#### EXERCISE DETAILS:
Copy each line of the data below exactly, leaving out pictures.
## BEGIN
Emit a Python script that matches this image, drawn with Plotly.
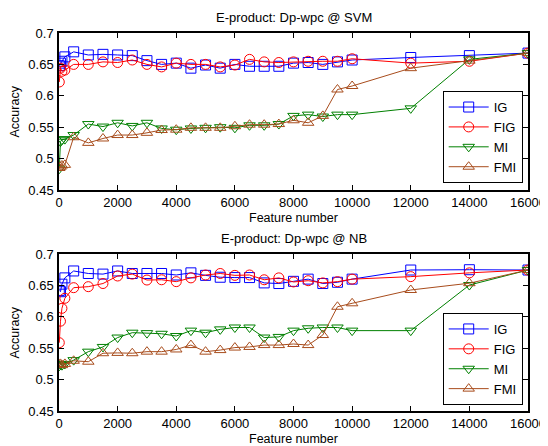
import plotly.graph_objects as go

features = [10, 50, 100, 200, 500, 1000, 1500, 2000, 2500, 3000, 3500, 4000, 4500, 5000,
            5500, 6000, 6500, 7000, 7500, 8000, 8500, 9000, 9500, 10000, 12000, 14000, 16000]

# SVM (top)
svm_ig = [0.648, 0.652, 0.655, 0.662, 0.670, 0.665, 0.666, 0.665, 0.664, 0.656, 0.650, 0.652, 0.644, 0.649,
          0.644, 0.650, 0.647, 0.647, 0.647, 0.652, 0.653, 0.650, 0.654, 0.657, 0.661, 0.664, 0.668]
svm_fig = [0.622, 0.644, 0.639, 0.641, 0.650, 0.650, 0.654, 0.653, 0.657, 0.650, 0.646, 0.652, 0.650, 0.650,
           0.646, 0.649, 0.658, 0.654, 0.653, 0.654, 0.655, 0.655, 0.655, 0.659, 0.652, 0.655, 0.668]
svm_mi = [0.484, 0.527, 0.530, 0.531, 0.5375, 0.555, 0.551, 0.557, 0.552, 0.557, 0.548, 0.546, 0.548, 0.549,
          0.550, 0.549, 0.553, 0.553, 0.555, 0.568, 0.570, 0.567, 0.570, 0.570, 0.580, 0.658, 0.668]
svm_fmi = [0.485, 0.487, 0.489, 0.490, 0.534, 0.525, 0.532, 0.5375, 0.5375, 0.541, 0.5455, 0.546, 0.549, 0.549,
           0.549, 0.5515, 0.554, 0.554, 0.555, 0.561, 0.557, 0.568, 0.610, 0.6156, 0.644, 0.656, 0.668]

# NB (bottom)
nb_ig = [0.642, 0.640, 0.652, 0.662, 0.673, 0.669, 0.668, 0.673, 0.669, 0.669, 0.669, 0.6666, 0.670, 0.666,
         0.663, 0.6625, 0.6625, 0.654, 0.653, 0.6565, 0.660, 0.653, 0.655, 0.660, 0.6745, 0.675, 0.6745]
nb_fig = [0.5588, 0.593, 0.6135, 0.6295, 0.6464, 0.648, 0.653, 0.665, 0.668, 0.6586, 0.659, 0.656, 0.662, 0.6666,
          0.669, 0.666, 0.6666, 0.659, 0.662, 0.6555, 0.6575, 0.654, 0.656, 0.660, 0.664, 0.670, 0.6745]
nb_mi = [0.522, 0.524, 0.523, 0.525, 0.531, 0.5445, 0.552, 0.567, 0.5747, 0.574, 0.573, 0.5694, 0.578, 0.5747,
         0.580, 0.583, 0.583, 0.567, 0.568, 0.578, 0.5817, 0.583, 0.583, 0.578, 0.578, 0.6506, 0.6745]
nb_fmi = [0.524, 0.525, 0.523, 0.525, 0.530, 0.5285, 0.542, 0.5425, 0.542, 0.5445, 0.5445, 0.548, 0.555, 0.5445,
          0.547, 0.551, 0.552, 0.555, 0.555, 0.5567, 0.555, 0.571, 0.616, 0.6215, 0.6427, 0.6535, 0.6745]

names = ["IG", "FIG", "MI", "FMI"]
colors = ["#0000ff", "#ff0000", "#008000", "#a84c1c"]
symbols = ["square-open", "circle-open", "triangle-down-open", "triangle-up-open"]

titles = ["E-product: Dp-wpc @ SVM", "E-product: Dp-wpc @ NB"]
x_title = "Feature number"
y_title = "Accuracy"
x_ticks = [0, 2000, 4000, 6000, 8000, 10000, 12000, 14000, 16000]
y_ticks = [0.45, 0.5, 0.55, 0.6, 0.65, 0.7]

FONT = "Liberation Sans, Arial, sans-serif"

fig = go.Figure()

panels = [(svm_ig, svm_fig, svm_mi, svm_fmi), (nb_ig, nb_fig, nb_mi, nb_fmi)]
for p, series in enumerate(panels):
    xa = "x" if p == 0 else "x2"
    ya = "y" if p == 0 else "y2"
    lg = "legend" if p == 0 else "legend2"
    for name, vals, col, sym in zip(names, series, colors, symbols):
        fig.add_trace(go.Scatter(
            x=features, y=vals, mode="lines+markers", name=name,
            line=dict(color=col, width=1),
            marker=dict(symbol=sym, size=10, color=col, line=dict(width=1, color=col)),
            xaxis=xa, yaxis=ya, legend=lg, showlegend=True,
        ))

axis_common = dict(
    showline=True, linecolor="black", linewidth=1.5, mirror="ticks",
    ticks="inside", ticklen=5, tickwidth=1, tickcolor="black",
    showgrid=False, zeroline=False, automargin=False,
    tickfont=dict(family=FONT, size=13, color="black"),
)

top_dom = [0.5847, 1.0]
bot_dom = [0.0, 0.4153]

xcommon = dict(range=[0, 16000], tickvals=x_ticks, tickformat="d", **axis_common)
ycommon = dict(range=[0.45, 0.7], tickvals=y_ticks, ticklabelstandoff=1, **axis_common)

legend_common = dict(xanchor="right", yanchor="bottom", bgcolor="white",
                     bordercolor="black", borderwidth=1, itemwidth=40,
                     font=dict(family=FONT, size=13), tracegroupgap=0)

# page body adds an 8px offset, so the figure is sized to fit the window
fig.update_layout(
    width=540, height=438,
    margin=dict(l=51, r=20, t=25, b=35),
    paper_bgcolor="white", plot_bgcolor="white",
    font=dict(family=FONT, size=12, color="black"),
    xaxis=dict(anchor="y", **xcommon),
    yaxis=dict(domain=top_dom, anchor="x", **ycommon),
    xaxis2=dict(anchor="y2", **xcommon),
    yaxis2=dict(domain=bot_dom, anchor="x2", **ycommon),
    legend=dict(x=0.9887, y=0.603, **legend_common),
    legend2=dict(x=0.9887, y=0.0159, **legend_common),
    showlegend=True,
)

for dom, title in zip([top_dom, bot_dom], titles):
    fig.add_annotation(text=title, x=0.5, y=dom[1], xref="paper", yref="paper",
                       xanchor="center", yanchor="bottom", yshift=6, showarrow=False,
                       font=dict(family=FONT, size=13, color="black"))
    fig.add_annotation(text=x_title, x=0.5, y=dom[0], xref="paper", yref="paper",
                       xanchor="center", yanchor="middle", yshift=-28, showarrow=False,
                       font=dict(family=FONT, size=12.5, color="black"))
    fig.add_annotation(text=y_title, x=0, y=(dom[0] + dom[1]) / 2, xref="paper", yref="paper",
                       xanchor="center", yanchor="middle", xshift=-44, textangle=-90,
                       showarrow=False, font=dict(family=FONT, size=12.5, color="black"))

fig.write_html("out.html")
## END
#### REPLY TO THE TASK:
Emit a Python script that matches this image, drawn with Plotly.
import plotly.graph_objects as go

features = [10, 50, 100, 200, 500, 1000, 1500, 2000, 2500, 3000, 3500, 4000, 4500, 5000,
            5500, 6000, 6500, 7000, 7500, 8000, 8500, 9000, 9500, 10000, 12000, 14000, 16000]

# SVM (top)
svm_ig = [0.648, 0.652, 0.655, 0.662, 0.670, 0.665, 0.666, 0.665, 0.664, 0.656, 0.650, 0.652, 0.644, 0.649,
          0.644, 0.650, 0.647, 0.647, 0.647, 0.652, 0.653, 0.650, 0.654, 0.657, 0.661, 0.664, 0.668]
svm_fig = [0.622, 0.644, 0.639, 0.641, 0.650, 0.650, 0.654, 0.653, 0.657, 0.650, 0.646, 0.652, 0.650, 0.650,
           0.646, 0.649, 0.658, 0.654, 0.653, 0.654, 0.655, 0.655, 0.655, 0.659, 0.652, 0.655, 0.668]
svm_mi = [0.484, 0.527, 0.530, 0.531, 0.5375, 0.555, 0.551, 0.557, 0.552, 0.557, 0.548, 0.546, 0.548, 0.549,
          0.550, 0.549, 0.553, 0.553, 0.555, 0.568, 0.570, 0.567, 0.570, 0.570, 0.580, 0.658, 0.668]
svm_fmi = [0.485, 0.487, 0.489, 0.490, 0.534, 0.525, 0.532, 0.5375, 0.5375, 0.541, 0.5455, 0.546, 0.549, 0.549,
           0.549, 0.5515, 0.554, 0.554, 0.555, 0.561, 0.557, 0.568, 0.610, 0.6156, 0.644, 0.656, 0.668]

# NB (bottom)
nb_ig = [0.642, 0.640, 0.652, 0.662, 0.673, 0.669, 0.668, 0.673, 0.669, 0.669, 0.669, 0.6666, 0.670, 0.666,
         0.663, 0.6625, 0.6625, 0.654, 0.653, 0.6565, 0.660, 0.653, 0.655, 0.660, 0.6745, 0.675, 0.6745]
nb_fig = [0.5588, 0.593, 0.6135, 0.6295, 0.6464, 0.648, 0.653, 0.665, 0.668, 0.6586, 0.659, 0.656, 0.662, 0.6666,
          0.669, 0.666, 0.6666, 0.659, 0.662, 0.6555, 0.6575, 0.654, 0.656, 0.660, 0.664, 0.670, 0.6745]
nb_mi = [0.522, 0.524, 0.523, 0.525, 0.531, 0.5445, 0.552, 0.567, 0.5747, 0.574, 0.573, 0.5694, 0.578, 0.5747,
         0.580, 0.583, 0.583, 0.567, 0.568, 0.578, 0.5817, 0.583, 0.583, 0.578, 0.578, 0.6506, 0.6745]
nb_fmi = [0.524, 0.525, 0.523, 0.525, 0.530, 0.5285, 0.542, 0.5425, 0.542, 0.5445, 0.5445, 0.548, 0.555, 0.5445,
          0.547, 0.551, 0.552, 0.555, 0.555, 0.5567, 0.555, 0.571, 0.616, 0.6215, 0.6427, 0.6535, 0.6745]

names = ["IG", "FIG", "MI", "FMI"]
colors = ["#0000ff", "#ff0000", "#008000", "#a84c1c"]
symbols = ["square-open", "circle-open", "triangle-down-open", "triangle-up-open"]

titles = ["E-product: Dp-wpc @ SVM", "E-product: Dp-wpc @ NB"]
x_title = "Feature number"
y_title = "Accuracy"
x_ticks = [0, 2000, 4000, 6000, 8000, 10000, 12000, 14000, 16000]
y_ticks = [0.45, 0.5, 0.55, 0.6, 0.65, 0.7]

FONT = "Liberation Sans, Arial, sans-serif"

fig = go.Figure()

panels = [(svm_ig, svm_fig, svm_mi, svm_fmi), (nb_ig, nb_fig, nb_mi, nb_fmi)]
for p, series in enumerate(panels):
    xa = "x" if p == 0 else "x2"
    ya = "y" if p == 0 else "y2"
    lg = "legend" if p == 0 else "legend2"
    for name, vals, col, sym in zip(names, series, colors, symbols):
        fig.add_trace(go.Scatter(
            x=features, y=vals, mode="lines+markers", name=name,
            line=dict(color=col, width=1),
            marker=dict(symbol=sym, size=10, color=col, line=dict(width=1, color=col)),
            xaxis=xa, yaxis=ya, legend=lg, showlegend=True,
        ))

axis_common = dict(
    showline=True, linecolor="black", linewidth=1.5, mirror="ticks",
    ticks="inside", ticklen=5, tickwidth=1, tickcolor="black",
    showgrid=False, zeroline=False, automargin=False,
    tickfont=dict(family=FONT, size=13, color="black"),
)

top_dom = [0.5847, 1.0]
bot_dom = [0.0, 0.4153]

xcommon = dict(range=[0, 16000], tickvals=x_ticks, tickformat="d", **axis_common)
ycommon = dict(range=[0.45, 0.7], tickvals=y_ticks, ticklabelstandoff=1, **axis_common)

legend_common = dict(xanchor="right", yanchor="bottom", bgcolor="white",
                     bordercolor="black", borderwidth=1, itemwidth=40,
                     font=dict(family=FONT, size=13), tracegroupgap=0)

# page body adds an 8px offset, so the figure is sized to fit the window
fig.update_layout(
    width=540, height=438,
    margin=dict(l=51, r=20, t=25, b=35),
    paper_bgcolor="white", plot_bgcolor="white",
    font=dict(family=FONT, size=12, color="black"),
    xaxis=dict(anchor="y", **xcommon),
    yaxis=dict(domain=top_dom, anchor="x", **ycommon),
    xaxis2=dict(anchor="y2", **xcommon),
    yaxis2=dict(domain=bot_dom, anchor="x2", **ycommon),
    legend=dict(x=0.9887, y=0.603, **legend_common),
    legend2=dict(x=0.9887, y=0.0159, **legend_common),
    showlegend=True,
)

for dom, title in zip([top_dom, bot_dom], titles):
    fig.add_annotation(text=title, x=0.5, y=dom[1], xref="paper", yref="paper",
                       xanchor="center", yanchor="bottom", yshift=6, showarrow=False,
                       font=dict(family=FONT, size=13, color="black"))
    fig.add_annotation(text=x_title, x=0.5, y=dom[0], xref="paper", yref="paper",
                       xanchor="center", yanchor="middle", yshift=-28, showarrow=False,
                       font=dict(family=FONT, size=12.5, color="black"))
    fig.add_annotation(text=y_title, x=0, y=(dom[0] + dom[1]) / 2, xref="paper", yref="paper",
                       xanchor="center", yanchor="middle", xshift=-44, textangle=-90,
                       showarrow=False, font=dict(family=FONT, size=12.5, color="black"))

fig.write_html("out.html")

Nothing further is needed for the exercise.